Goal.
Identify every line in the records below that contains the word "page", and reproduce each one.

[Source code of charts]
########################################
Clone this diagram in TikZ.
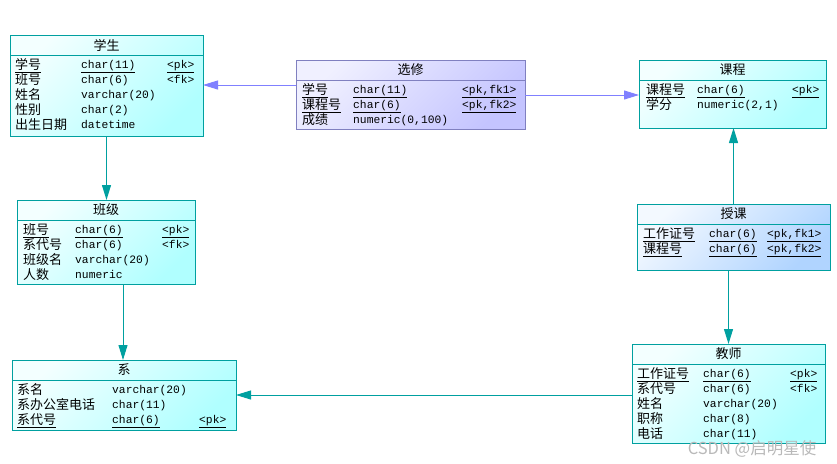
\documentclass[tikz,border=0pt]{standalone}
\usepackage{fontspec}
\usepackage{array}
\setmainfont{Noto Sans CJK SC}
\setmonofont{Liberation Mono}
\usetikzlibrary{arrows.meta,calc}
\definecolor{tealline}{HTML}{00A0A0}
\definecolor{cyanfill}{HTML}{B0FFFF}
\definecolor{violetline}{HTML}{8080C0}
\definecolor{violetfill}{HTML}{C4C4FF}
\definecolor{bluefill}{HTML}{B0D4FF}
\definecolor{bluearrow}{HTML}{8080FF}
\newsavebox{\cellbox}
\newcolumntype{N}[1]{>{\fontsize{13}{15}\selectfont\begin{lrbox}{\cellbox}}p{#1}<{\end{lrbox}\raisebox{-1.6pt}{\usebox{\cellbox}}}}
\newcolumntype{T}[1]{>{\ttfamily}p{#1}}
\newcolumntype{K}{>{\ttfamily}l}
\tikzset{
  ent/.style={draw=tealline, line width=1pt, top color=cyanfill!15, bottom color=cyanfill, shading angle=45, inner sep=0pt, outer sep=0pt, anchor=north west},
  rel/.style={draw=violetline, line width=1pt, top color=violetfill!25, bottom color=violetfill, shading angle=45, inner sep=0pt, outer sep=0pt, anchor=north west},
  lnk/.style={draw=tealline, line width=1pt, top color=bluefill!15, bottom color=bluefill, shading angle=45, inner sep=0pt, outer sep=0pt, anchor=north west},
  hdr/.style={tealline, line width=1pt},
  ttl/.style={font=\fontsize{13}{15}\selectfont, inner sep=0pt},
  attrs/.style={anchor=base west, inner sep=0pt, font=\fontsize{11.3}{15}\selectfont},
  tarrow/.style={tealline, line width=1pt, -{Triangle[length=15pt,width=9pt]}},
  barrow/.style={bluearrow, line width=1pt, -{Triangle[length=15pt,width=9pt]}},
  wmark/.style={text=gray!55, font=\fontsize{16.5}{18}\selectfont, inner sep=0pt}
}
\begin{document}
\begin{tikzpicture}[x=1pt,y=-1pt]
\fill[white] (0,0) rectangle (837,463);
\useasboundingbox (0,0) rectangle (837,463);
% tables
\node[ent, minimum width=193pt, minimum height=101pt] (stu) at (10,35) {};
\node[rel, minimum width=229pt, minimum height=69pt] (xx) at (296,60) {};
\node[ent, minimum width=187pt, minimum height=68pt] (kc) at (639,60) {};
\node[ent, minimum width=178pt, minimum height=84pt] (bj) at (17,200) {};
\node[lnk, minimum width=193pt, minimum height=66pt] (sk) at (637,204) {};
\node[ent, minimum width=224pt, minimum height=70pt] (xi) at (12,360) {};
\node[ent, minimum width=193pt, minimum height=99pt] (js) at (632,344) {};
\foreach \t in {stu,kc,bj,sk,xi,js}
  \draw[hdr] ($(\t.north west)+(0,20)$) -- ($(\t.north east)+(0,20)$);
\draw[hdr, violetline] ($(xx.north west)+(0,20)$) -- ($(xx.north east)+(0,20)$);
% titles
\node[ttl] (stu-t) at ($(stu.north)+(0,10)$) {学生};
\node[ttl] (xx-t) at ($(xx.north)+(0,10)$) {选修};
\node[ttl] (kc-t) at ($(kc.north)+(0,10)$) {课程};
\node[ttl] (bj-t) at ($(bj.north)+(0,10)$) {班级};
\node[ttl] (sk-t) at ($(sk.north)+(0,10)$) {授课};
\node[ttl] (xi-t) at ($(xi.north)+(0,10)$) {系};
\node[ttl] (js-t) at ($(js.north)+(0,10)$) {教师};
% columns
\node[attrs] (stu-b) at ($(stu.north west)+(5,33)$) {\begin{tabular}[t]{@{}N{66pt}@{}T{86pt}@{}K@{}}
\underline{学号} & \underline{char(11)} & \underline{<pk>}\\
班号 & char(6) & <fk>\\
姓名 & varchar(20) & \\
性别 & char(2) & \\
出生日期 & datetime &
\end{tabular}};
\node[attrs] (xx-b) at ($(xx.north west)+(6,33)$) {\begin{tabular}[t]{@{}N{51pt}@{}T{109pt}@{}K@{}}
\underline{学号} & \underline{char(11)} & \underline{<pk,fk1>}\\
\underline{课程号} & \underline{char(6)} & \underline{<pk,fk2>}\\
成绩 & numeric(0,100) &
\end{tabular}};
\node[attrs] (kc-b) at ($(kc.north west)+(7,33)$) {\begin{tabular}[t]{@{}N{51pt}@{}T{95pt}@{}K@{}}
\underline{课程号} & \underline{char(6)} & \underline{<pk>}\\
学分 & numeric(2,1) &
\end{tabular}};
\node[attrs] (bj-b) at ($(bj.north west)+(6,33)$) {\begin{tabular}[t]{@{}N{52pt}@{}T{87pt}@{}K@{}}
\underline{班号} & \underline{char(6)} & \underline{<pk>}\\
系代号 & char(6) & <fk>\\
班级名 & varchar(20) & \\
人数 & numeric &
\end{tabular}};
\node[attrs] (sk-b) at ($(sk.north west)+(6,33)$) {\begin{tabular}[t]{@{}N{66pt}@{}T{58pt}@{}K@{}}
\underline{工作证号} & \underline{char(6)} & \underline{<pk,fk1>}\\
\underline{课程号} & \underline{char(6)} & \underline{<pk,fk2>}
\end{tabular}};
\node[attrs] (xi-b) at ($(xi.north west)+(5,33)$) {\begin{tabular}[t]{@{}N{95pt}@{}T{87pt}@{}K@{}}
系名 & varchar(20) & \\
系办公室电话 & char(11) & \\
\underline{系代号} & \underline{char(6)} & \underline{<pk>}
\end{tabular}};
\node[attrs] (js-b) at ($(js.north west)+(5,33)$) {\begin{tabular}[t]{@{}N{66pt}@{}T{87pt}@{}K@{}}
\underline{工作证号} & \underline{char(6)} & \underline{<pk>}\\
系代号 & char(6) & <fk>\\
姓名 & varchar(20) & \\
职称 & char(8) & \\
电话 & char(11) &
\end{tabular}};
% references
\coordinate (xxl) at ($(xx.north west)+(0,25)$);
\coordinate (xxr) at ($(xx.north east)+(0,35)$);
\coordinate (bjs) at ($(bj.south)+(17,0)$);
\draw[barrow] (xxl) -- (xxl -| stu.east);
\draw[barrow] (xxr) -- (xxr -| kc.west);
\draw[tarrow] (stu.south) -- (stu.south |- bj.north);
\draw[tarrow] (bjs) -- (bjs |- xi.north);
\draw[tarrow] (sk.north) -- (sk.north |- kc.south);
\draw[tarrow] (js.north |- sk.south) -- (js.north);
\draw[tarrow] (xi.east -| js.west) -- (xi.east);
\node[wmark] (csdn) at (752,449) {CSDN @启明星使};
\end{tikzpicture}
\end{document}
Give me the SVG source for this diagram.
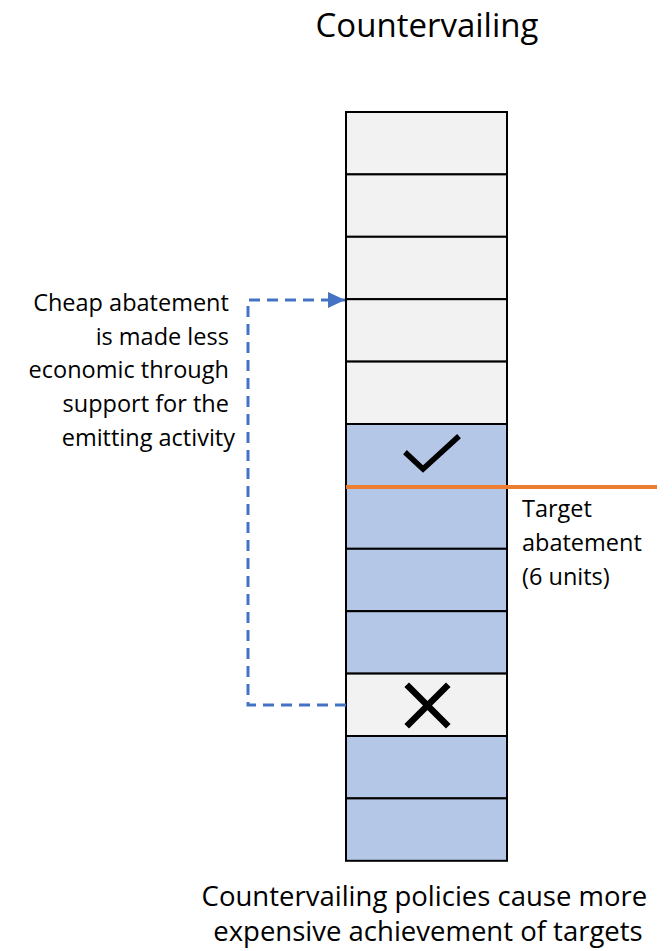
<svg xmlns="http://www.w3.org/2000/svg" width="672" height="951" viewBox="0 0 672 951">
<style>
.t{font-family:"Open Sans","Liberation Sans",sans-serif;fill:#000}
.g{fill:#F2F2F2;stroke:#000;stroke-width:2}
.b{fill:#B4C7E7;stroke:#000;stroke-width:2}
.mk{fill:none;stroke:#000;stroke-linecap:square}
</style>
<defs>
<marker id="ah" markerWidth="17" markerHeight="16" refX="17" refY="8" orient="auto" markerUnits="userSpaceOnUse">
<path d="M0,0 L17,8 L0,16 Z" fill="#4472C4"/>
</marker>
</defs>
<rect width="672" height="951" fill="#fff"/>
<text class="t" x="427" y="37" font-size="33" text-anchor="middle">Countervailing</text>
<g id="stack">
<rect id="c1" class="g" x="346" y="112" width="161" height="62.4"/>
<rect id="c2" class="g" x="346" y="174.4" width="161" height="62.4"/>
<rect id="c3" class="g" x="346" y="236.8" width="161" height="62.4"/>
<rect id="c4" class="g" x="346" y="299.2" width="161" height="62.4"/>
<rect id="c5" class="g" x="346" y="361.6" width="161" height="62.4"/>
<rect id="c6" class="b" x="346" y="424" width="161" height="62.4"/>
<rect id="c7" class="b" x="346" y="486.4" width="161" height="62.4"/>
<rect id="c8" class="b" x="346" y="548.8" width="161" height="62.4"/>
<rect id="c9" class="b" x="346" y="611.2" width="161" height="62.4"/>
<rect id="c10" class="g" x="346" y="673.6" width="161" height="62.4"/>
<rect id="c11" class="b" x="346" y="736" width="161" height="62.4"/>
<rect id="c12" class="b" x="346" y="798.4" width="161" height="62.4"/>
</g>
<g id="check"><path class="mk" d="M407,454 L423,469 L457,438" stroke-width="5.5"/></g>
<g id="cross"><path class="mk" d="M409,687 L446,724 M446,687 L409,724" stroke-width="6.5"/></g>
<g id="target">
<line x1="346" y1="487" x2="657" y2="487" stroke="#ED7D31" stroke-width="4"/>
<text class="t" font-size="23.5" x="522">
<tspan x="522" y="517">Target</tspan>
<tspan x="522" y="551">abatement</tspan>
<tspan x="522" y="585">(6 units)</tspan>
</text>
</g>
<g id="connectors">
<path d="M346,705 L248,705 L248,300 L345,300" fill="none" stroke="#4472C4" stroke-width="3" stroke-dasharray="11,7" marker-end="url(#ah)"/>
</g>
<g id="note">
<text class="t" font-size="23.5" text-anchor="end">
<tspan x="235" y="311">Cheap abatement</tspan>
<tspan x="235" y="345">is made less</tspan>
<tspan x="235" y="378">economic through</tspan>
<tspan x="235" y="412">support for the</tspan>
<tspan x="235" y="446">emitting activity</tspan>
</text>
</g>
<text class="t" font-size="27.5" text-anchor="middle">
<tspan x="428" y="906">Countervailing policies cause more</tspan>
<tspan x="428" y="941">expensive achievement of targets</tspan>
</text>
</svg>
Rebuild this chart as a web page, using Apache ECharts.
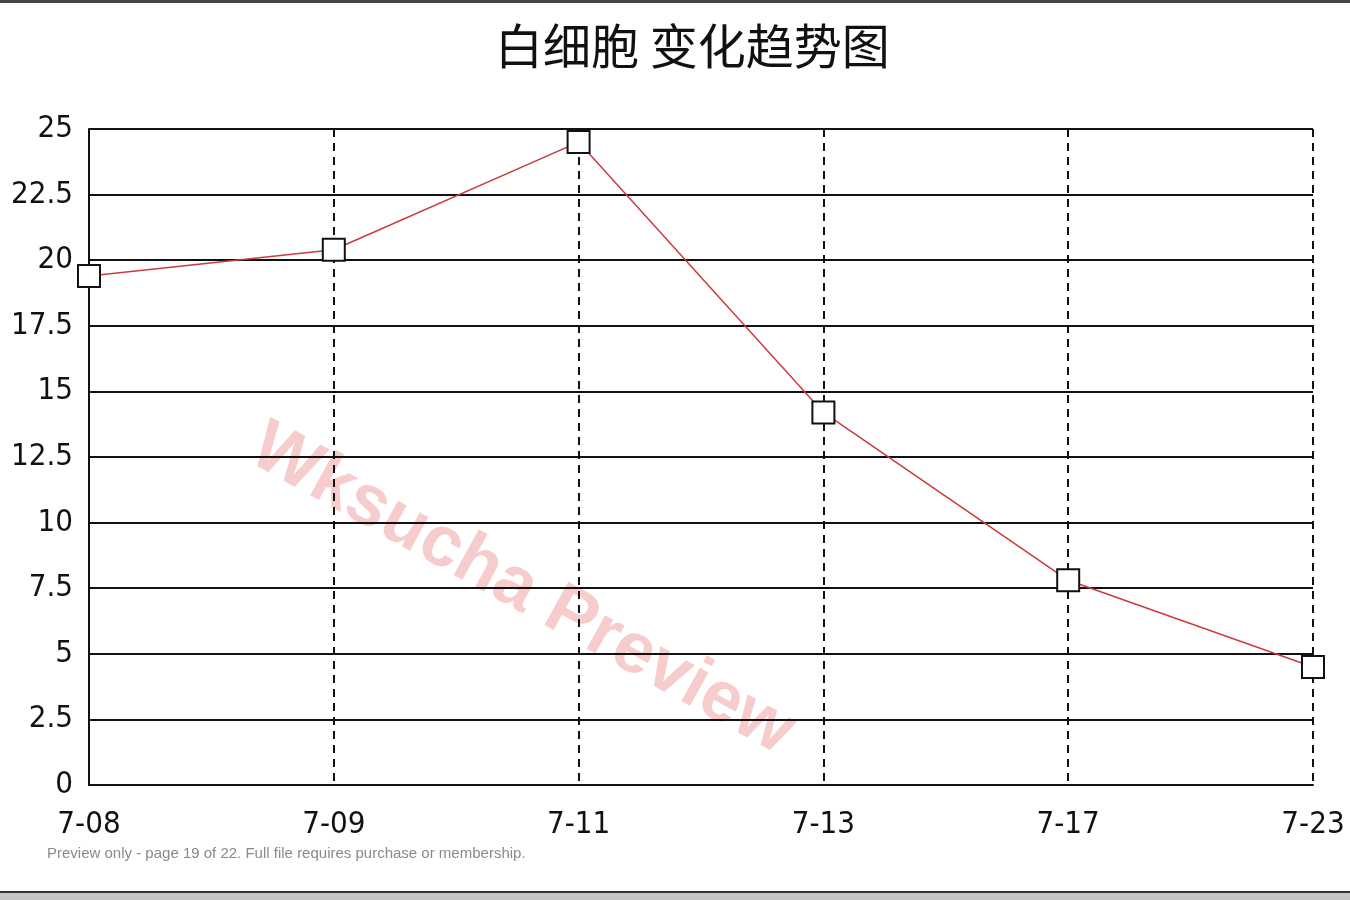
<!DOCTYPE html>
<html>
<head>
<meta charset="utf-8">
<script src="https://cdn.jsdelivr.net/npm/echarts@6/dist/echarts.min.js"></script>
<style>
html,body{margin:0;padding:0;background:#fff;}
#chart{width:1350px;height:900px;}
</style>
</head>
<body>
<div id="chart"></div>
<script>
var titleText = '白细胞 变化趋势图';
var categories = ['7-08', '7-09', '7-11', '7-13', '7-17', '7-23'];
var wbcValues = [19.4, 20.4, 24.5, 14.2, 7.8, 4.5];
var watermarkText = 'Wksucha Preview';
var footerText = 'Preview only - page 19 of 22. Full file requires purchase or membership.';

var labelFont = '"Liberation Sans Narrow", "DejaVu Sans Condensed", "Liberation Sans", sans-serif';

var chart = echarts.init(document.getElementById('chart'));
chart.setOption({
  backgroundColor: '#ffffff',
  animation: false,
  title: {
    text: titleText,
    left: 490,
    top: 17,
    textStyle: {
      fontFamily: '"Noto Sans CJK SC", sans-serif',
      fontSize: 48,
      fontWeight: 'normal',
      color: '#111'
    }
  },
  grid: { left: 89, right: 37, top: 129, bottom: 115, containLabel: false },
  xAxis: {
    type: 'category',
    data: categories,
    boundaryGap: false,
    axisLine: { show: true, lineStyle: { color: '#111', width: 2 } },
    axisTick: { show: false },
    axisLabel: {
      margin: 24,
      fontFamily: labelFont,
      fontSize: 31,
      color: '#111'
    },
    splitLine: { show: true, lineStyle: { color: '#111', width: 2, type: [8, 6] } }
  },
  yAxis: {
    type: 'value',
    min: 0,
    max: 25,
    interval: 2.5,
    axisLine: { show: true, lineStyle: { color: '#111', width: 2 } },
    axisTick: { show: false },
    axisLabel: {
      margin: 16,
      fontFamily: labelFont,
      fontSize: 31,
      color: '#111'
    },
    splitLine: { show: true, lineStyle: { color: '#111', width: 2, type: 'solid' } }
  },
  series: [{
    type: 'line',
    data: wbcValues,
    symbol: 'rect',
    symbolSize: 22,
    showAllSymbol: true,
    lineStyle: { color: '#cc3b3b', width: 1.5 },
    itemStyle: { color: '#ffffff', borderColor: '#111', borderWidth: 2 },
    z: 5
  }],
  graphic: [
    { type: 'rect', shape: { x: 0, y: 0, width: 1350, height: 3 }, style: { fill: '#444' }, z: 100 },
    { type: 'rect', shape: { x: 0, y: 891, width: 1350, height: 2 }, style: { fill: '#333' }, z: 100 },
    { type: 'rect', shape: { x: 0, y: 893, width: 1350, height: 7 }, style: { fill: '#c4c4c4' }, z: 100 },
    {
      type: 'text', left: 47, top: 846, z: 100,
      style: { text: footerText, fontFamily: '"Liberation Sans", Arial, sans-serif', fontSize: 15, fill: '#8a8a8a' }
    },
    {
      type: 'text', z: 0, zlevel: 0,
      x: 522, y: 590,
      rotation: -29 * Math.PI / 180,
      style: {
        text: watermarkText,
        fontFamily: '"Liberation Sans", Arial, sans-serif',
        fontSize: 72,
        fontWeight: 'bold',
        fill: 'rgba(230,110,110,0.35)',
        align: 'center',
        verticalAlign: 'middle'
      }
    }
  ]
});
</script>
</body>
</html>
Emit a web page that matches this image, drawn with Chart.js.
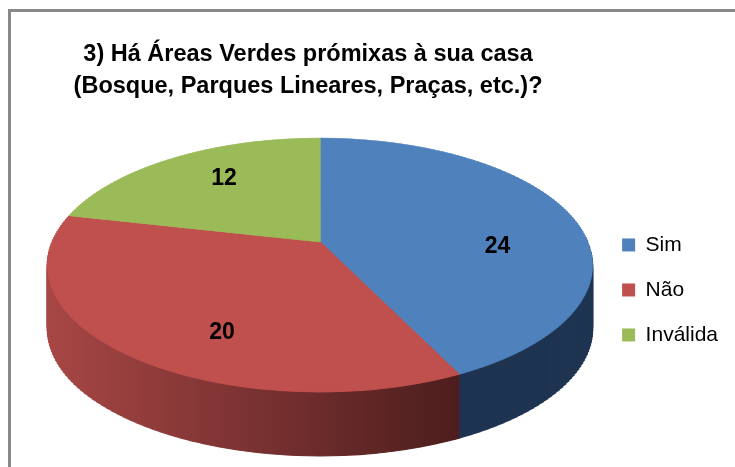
########################################
Written response.
Rebuild this chart as a web page, using Apache ECharts.
var footerText = 'Preview only - page 19 of 22. Full file requires purchase or membership.';
Emit a web page that matches this image, drawn with Chart.js.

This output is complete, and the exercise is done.